How can we share phrases like “One love,” ”All one,” “Love is love” when the only place that we experience such feelings is on a rubber mat?

Why are we so eager to support our local yoga studio when we ignore our local shelters?

How can we continue to practice a practice of liberation seeing the chains that bind so many?

Don’t get me wrong—we do need to support the neighborhood studio. But it is also our responsibility as practitioners of yoga to plant the seeds for a better future and, whenever possible, to help facilitate the road to freedom for those forgotten or neglected.

We can’t expect to take a 60 or a 75-minute yoga class and think the world is beautiful and that’s it for the day.

You can’t have access to something as powerful as yoga and just use it like a Band-Aid for wounded egos.

These practices are life-changing.

These practices can and will have tremendous benefits for the coming generations.

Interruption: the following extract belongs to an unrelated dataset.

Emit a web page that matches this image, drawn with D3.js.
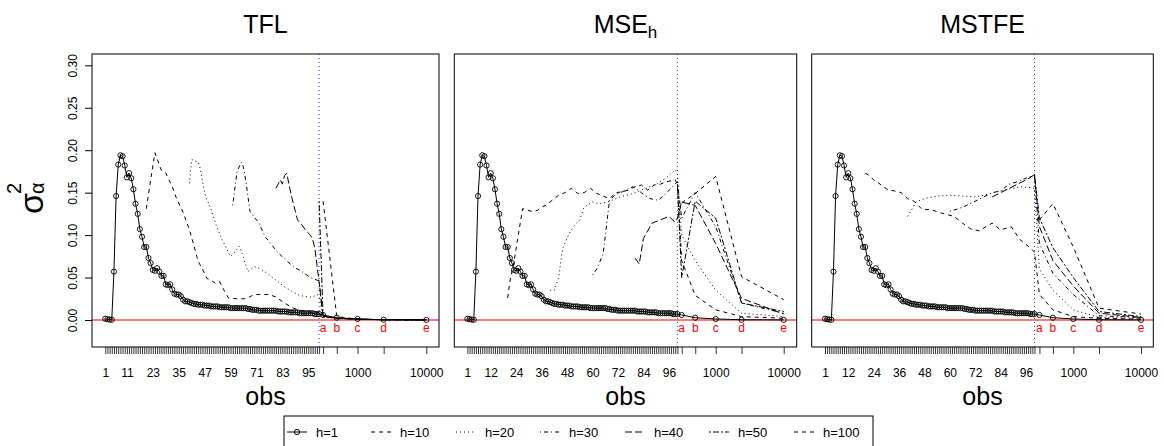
<!DOCTYPE html>
<html><head><meta charset="utf-8">
<script src="https://cdn.jsdelivr.net/npm/d3@7"></script>
<style>body{margin:0;background:#fff}svg{font-family:"Liberation Sans",Arial,sans-serif}</style>
</head><body><svg id="c" width="1164" height="446"></svg>
<script>
// ---------------- data ----------------
const seriesNames = ["h=1","h=10","h=20","h=30","h=40","h=50","h=100"];
const panelTitles = ["TFL","MSE","MSTFE"];
const tailObs = [316, 500, 1000, 2400, 10000];
const tailLetters = ["a","b","c","d","e"];
const tailTickLabels = ["", "", "1000", "", "10000"];
const tickLabelsTFL = [1,11,23,35,47,59,71,83,95];
const tickLabelsOther = [1,12,24,36,48,60,72,84,96];
const yTicks = [0,0.05,0.10,0.15,0.20,0.25,0.30];

const h1Values = [0.0015,0.001,0.0005,0.0003,0.057,0.146,0.183,0.194,0.193,0.182,
0.168,0.173,0.167,0.154,0.137,0.125,0.107,0.098,0.086,0.086,
0.073,0.067,0.059,0.058,0.061,0.057,0.052,0.052,0.042,0.041,
0.042,0.036,0.031,0.030,0.030,0.028,0.024,0.022,0.022,0.021,
0.020,0.019,0.019,0.018,0.018,0.018,0.017,0.017,0.017,0.016,
0.016,0.016,0.016,0.015,0.015,0.015,0.015,0.015,0.014,0.014,
0.014,0.014,0.014,0.014,0.014,0.014,0.013,0.013,0.012,0.012,
0.012,0.011,0.011,0.011,0.011,0.011,0.011,0.011,0.011,0.011,
0.010,0.010,0.010,0.010,0.010,0.009,0.009,0.009,0.009,0.009,
0.008,0.008,0.008,0.008,0.008,0.008,0.008,0.007,0.007,0.007];
const h1Tail = [0.0059,0.0027,0.0012,0.0003,0.0001];

// TFL panel
const tflH10 = [[20,0.131],[22,0.165],[24,0.197],[27,0.176],[29,0.173],[32,0.157],[34,0.143],[37,0.127],[40,0.106],[42,0.088],[44,0.069],[46,0.060],[48,0.049],[50,0.047],[52,0.043],[54,0.045],[56,0.035],[58,0.026],[62,0.025],[66,0.025],[70,0.030],[74,0.030],[77,0.030],[80,0.027],[84,0.020],[88,0.014],[92,0.011],[96,0.009],[100,0.008],[316,0.005],[500,0.002],[1000,0.001],[2400,0.0003],[10000,0.0001]];
const tflH20 = [[40,0.161],[41,0.189],[44,0.186],[45,0.178],[47,0.149],[50,0.130],[52,0.114],[55,0.095],[57,0.085],[59,0.075],[61,0.080],[63,0.087],[65,0.074],[67,0.057],[70,0.063],[73,0.060],[76,0.055],[78,0.051],[81,0.045],[84,0.039],[88,0.033],[91,0.029],[95,0.027],[97,0.027],[99,0.030],[100,0.028],[316,0.004],[500,0.002],[1000,0.001],[2400,0.0003],[10000,0.0001]];
const tflH30 = [[60,0.135],[62,0.175],[64,0.186],[65,0.180],[66,0.165],[68,0.128],[70,0.121],[72,0.115],[75,0.098],[77,0.092],[80,0.082],[84,0.072],[88,0.063],[92,0.057],[96,0.050],[100,0.046],[316,0.004],[500,0.002],[1000,0.001],[2400,0.0003],[10000,0.0001]];
const tflH40 = [[80,0.155],[82,0.165],[83,0.160],[84,0.170],[85,0.173],[87,0.148],[89,0.128],[90,0.118],[92,0.112],[94,0.105],[96,0.100],[97,0.095],[98,0.085],[99,0.065],[100,0.045],[316,0.004],[500,0.002],[1000,0.001],[2400,0.0003],[10000,0.0001]];
const tflH50 = [[100,0.140],[316,0.005],[500,0.002],[1000,0.001],[2400,0.0003],[10000,0.0001]];
const tflH100 = [[316,0.140],[500,0.004],[1000,0.001],[2400,0.0003],[10000,0.0001]];

// MSE_h panel
const mseH10 = [[20,0.026],[21,0.045],[23,0.069],[25,0.100],[27,0.131],[29,0.130],[31,0.128],[34,0.129],[36,0.133],[38,0.135],[41,0.141],[44,0.147],[47,0.150],[50,0.155],[53,0.149],[56,0.150],[59,0.155],[62,0.149],[65,0.146],[68,0.143],[71,0.150],[74,0.151],[77,0.153],[80,0.157],[83,0.159],[86,0.153],[89,0.159],[92,0.160],[95,0.163],[99,0.165],[100,0.160],[316,0.070],[500,0.029],[1000,0.012],[2400,0.004],[10000,0.002]];
const mseH20 = [[40,0.035],[42,0.035],[44,0.050],[46,0.085],[49,0.102],[51,0.110],[54,0.118],[56,0.133],[60,0.139],[63,0.137],[67,0.139],[73,0.145],[79,0.149],[85,0.155],[90,0.160],[95,0.168],[99,0.177],[100,0.172],[316,0.100],[500,0.070],[1000,0.035],[2400,0.008],[10000,0.004]];
const mseH30 = [[60,0.053],[62,0.060],[65,0.078],[67,0.120],[68,0.141],[71,0.148],[74,0.151],[79,0.157],[83,0.150],[87,0.143],[91,0.141],[94,0.148],[97,0.155],[100,0.163],[316,0.120],[500,0.150],[1000,0.110],[2400,0.020],[10000,0.008]];
const mseH40 = [[80,0.073],[82,0.066],[84,0.096],[88,0.114],[92,0.118],[96,0.122],[99,0.115],[100,0.120],[316,0.139],[500,0.135],[1000,0.090],[2400,0.0255],[10000,0.007]];
const mseH50 = [[100,0.160],[316,0.050],[500,0.140],[1000,0.120],[2400,0.020],[10000,0.010]];
const mseH100 = [[316,0.138],[500,0.149],[1000,0.169],[2400,0.051],[10000,0.024]];

// MSTFE panel
const mstH10 = [[20,0.173],[22,0.170],[24,0.165],[26,0.162],[28,0.158],[31,0.153],[34,0.152],[37,0.150],[40,0.143],[43,0.140],[47,0.130],[51,0.130],[56,0.126],[62,0.122],[66,0.114],[70,0.107],[74,0.105],[77,0.110],[80,0.114],[84,0.106],[89,0.110],[93,0.095],[98,0.085],[100,0.080],[316,0.030],[500,0.012],[1000,0.004],[2400,0.002],[10000,0.001]];
const mstH20 = [[40,0.122],[42,0.130],[44,0.139],[48,0.143],[54,0.146],[60,0.147],[66,0.146],[72,0.145],[78,0.148],[84,0.152],[89,0.155],[94,0.157],[98,0.156],[100,0.155],[316,0.060],[500,0.035],[1000,0.012],[2400,0.003],[10000,0.002]];
const mstH30 = [[60,0.128],[64,0.131],[68,0.135],[72,0.140],[76,0.145],[80,0.150],[84,0.152],[88,0.160],[92,0.163],[96,0.167],[100,0.171],[316,0.090],[500,0.055],[1000,0.030],[2400,0.005],[10000,0.003]];
const mstH40 = [[80,0.145],[84,0.150],[88,0.155],[92,0.160],[96,0.165],[100,0.171],[316,0.110],[500,0.070],[1000,0.040],[2400,0.008],[10000,0.003]];
const mstH50 = [[100,0.171],[316,0.120],[500,0.085],[1000,0.050],[2400,0.010],[10000,0.004]];
const mstH100 = [[316,0.118],[500,0.137],[1000,0.086],[2400,0.014],[10000,0.007]];

const panelSeries = [
  [tflH10, tflH20, tflH30, tflH40, tflH50, tflH100],
  [mseH10, mseH20, mseH30, mseH40, mseH50, mseH100],
  [mstH10, mstH20, mstH30, mstH40, mstH50, mstH100]
];
const panelTickLabels = [tickLabelsTFL, tickLabelsOther, tickLabelsOther];

// ---------------- layout / style ----------------
const dashes = [null, "4,4", "1,3", "1,3,4,3", "7,3", "2,2,6,2", "4,4"];
const geo = [
  {left:92,    right:439,    x1:105.3, x100:319.1, x1000:357.5, x10000:426.3},
  {left:454.3, right:796.7,  x1:467.4, x100:677.4, x1000:715.7, x10000:783.7},
  {left:811.7, right:1153.3, x1:825.0, x100:1034.5,x1000:1073.3,x10000:1141.0}
];
const plotTop = 54, plotBottom = 347;
const y = d3.scaleLinear().domain([0, 0.30]).range([320, 65.3]);

const svg = d3.select("#c");

geo.forEach((g, p) => {
  const lin = d3.scaleLinear().domain([1, 100]).range([g.x1, g.x100]);
  const lg = d3.scaleLog().domain([1000, 10000]).range([g.x1000, g.x10000]);
  const x = v => v <= 100 ? lin(v) : lg(v);
  const G = svg.append("g");

  // reference lines
  G.append("line").attr("x1", g.left).attr("x2", g.right)
    .attr("y1", y(0)).attr("y2", y(0))
    .attr("stroke", "#ff0000").attr("stroke-width", 1.6).attr("stroke-opacity", 0.7);
  G.append("line").attr("x1", x(100)).attr("x2", x(100))
    .attr("y1", plotTop).attr("y2", plotBottom)
    .attr("stroke", "#0000ff").attr("stroke-width", 1).attr("stroke-dasharray", "1,3").attr("stroke-opacity", 0.8);

  // series
  const line = d3.line().x(d => x(d[0])).y(d => y(d[1]));
  panelSeries[p].forEach((s, i) => {
    G.append("path").attr("d", line(s)).attr("fill", "none")
      .attr("stroke", "#000").attr("stroke-width", 1)
      .attr("stroke-dasharray", dashes[i + 1]);
  });

  // h=1 series
  const h1 = h1Values.map((v, i) => [i + 1, v]).concat(tailObs.map((o, i) => [o, h1Tail[i]]));
  G.append("path").attr("d", line(h1)).attr("fill", "none").attr("stroke", "#000").attr("stroke-width", 1);
  G.selectAll("circle.h1").data(h1).join("circle")
    .attr("cx", d => x(d[0])).attr("cy", d => y(d[1])).attr("r", 2.6)
    .attr("fill", "none").attr("stroke", "#000").attr("stroke-width", 0.9);

  // letters
  G.selectAll("text.lt").data(tailObs).join("text")
    .attr("x", d => x(d)).attr("y", 332).attr("text-anchor", "middle")
    .attr("font-size", 12).attr("fill", "#ff0000").text((d, i) => tailLetters[i]);

  // box
  G.append("rect").attr("x", g.left).attr("y", plotTop).attr("width", g.right - g.left).attr("height", plotBottom - plotTop)
    .attr("fill", "none").attr("stroke", "#000").attr("stroke-width", 1);

  // x axis (comb 1..100)
  const labs = panelTickLabels[p];
  const ax1 = G.append("g").attr("transform", `translate(0,${plotBottom})`)
    .call(d3.axisBottom(lin).tickValues(d3.range(1, 101)).tickSize(7).tickSizeOuter(0)
      .tickFormat(d => labs.includes(d) ? d : ""));
  const ax2 = G.append("g").attr("transform", `translate(0,${plotBottom})`)
    .call(d3.axisBottom(lg).tickValues(tailObs).tickSize(7).tickSizeOuter(0)
      .tickFormat((d, i) => tailTickLabels[i]));
  [ax1, ax2].forEach(a => {
    a.select(".domain").remove();
    a.selectAll("line").attr("stroke", "#000").attr("stroke-width", 0.8);
    a.selectAll("text").attr("y", 29.5).attr("dy", 0).attr("font-size", 12)
      .attr("fill", "#000").attr("font-family", "Liberation Sans, Arial, sans-serif");
  });

  // title
  const cx = (g.left + g.right) / 2;
  const t = G.append("text").attr("x", cx).attr("y", 33).attr("text-anchor", "middle")
    .attr("font-size", 25).text(panelTitles[p]);
  if (p === 1) t.append("tspan").attr("font-size", 17).attr("dy", 5).text("h");

  // x label
  G.append("text").attr("x", cx).attr("y", 405).attr("text-anchor", "middle")
    .attr("font-size", 25).text("obs");

  // y axis only on first panel
  if (p === 0) {
    const ay = G.append("g").attr("transform", `translate(${g.left},0)`)
      .call(d3.axisLeft(y).tickValues(yTicks).tickSize(7).tickSizeOuter(0).tickFormat(d3.format(".2f")));
    ay.select(".domain").remove();
    ay.selectAll("line").attr("stroke", "#000");
    ay.selectAll("text").attr("transform", "rotate(-90)").attr("x", 0).attr("y", -15.5).attr("dy", 0)
      .attr("text-anchor", "middle").attr("font-size", 12).attr("fill", "#000")
      .attr("font-family", "Liberation Sans, Arial, sans-serif");
  }
});

// y label sigma^2_alpha
const yl = svg.append("g").attr("transform", "translate(43,214) rotate(-90)");
yl.append("text").attr("x", 0).attr("y", 0).attr("font-size", 34).text("σ");
yl.append("text").attr("x", 20).attr("y", -22).attr("font-size", 20).text("2");
yl.append("text").attr("x", 20).attr("y", 1).attr("font-size", 20).text("α");

// legend
const leg = svg.append("g");
leg.append("rect").attr("x", 284).attr("y", 416).attr("width", 589).attr("height", 40)
  .attr("fill", "#fff").attr("stroke", "#000").attr("stroke-width", 1);
const legX = [287, 371, 456, 540, 625, 709, 794];
seriesNames.forEach((n, i) => {
  const lx = legX[i], ly = 432;
  leg.append("line").attr("x1", lx).attr("x2", lx + 20).attr("y1", ly).attr("y2", ly)
    .attr("stroke", "#000").attr("stroke-width", 1).attr("stroke-dasharray", dashes[i]);
  if (i === 0) leg.append("circle").attr("cx", lx + 10).attr("cy", ly).attr("r", 2.6)
    .attr("fill", "none").attr("stroke", "#000");
  leg.append("text").attr("x", lx + 29).attr("y", ly + 4.5).attr("font-size", 13).text(n);
});
</script></body></html>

These practices, shared with everyone, especially the neglected and marginalized, could change the future.

As a community activist who engages with shelters, hospitals, hospices, underprivileged communities, and first responders, and is constantly trying to bring the therapeutic effects of yoga and mindfulness practices to those who typically don’t fit the stereotype, I realized that my yoga community has a lot of work and soul searching to do. Cacao ceremonies, handstands, ecstatic chanting, and two-week teacher trainings won’t cut it. That’s not an identity. That’s not why these practices are given to us.

Yoga is not a passive state of being. It is active and action-oriented; it defies all paradigms, biases, judgments, and barriers and truly places all of us as equals. My well-being is not more or less important than yours.

Don’t get me wrong—I still want you to go to your local studio or gym, take a class, and be happy. But I also want you to think big. How can we contribute to the expansion of our practices?

Can we suggest that our local studio organize a fundraiser?

Can we suggest that our favorite instructor goes to teach at a shelter?

Can our yogi friends support a local nonprofit?

Can we be more selective about where we invest our yoga dollars?

Can we make it part of the practice to perfect not only our asanas but also how we see the world and perhaps expand our idea of well-being to underprivileged communities?

There is a big blind spot in the yoga communities as we now know them.

Lots of you know that it’s time for a change. A change is coming. And the time is now.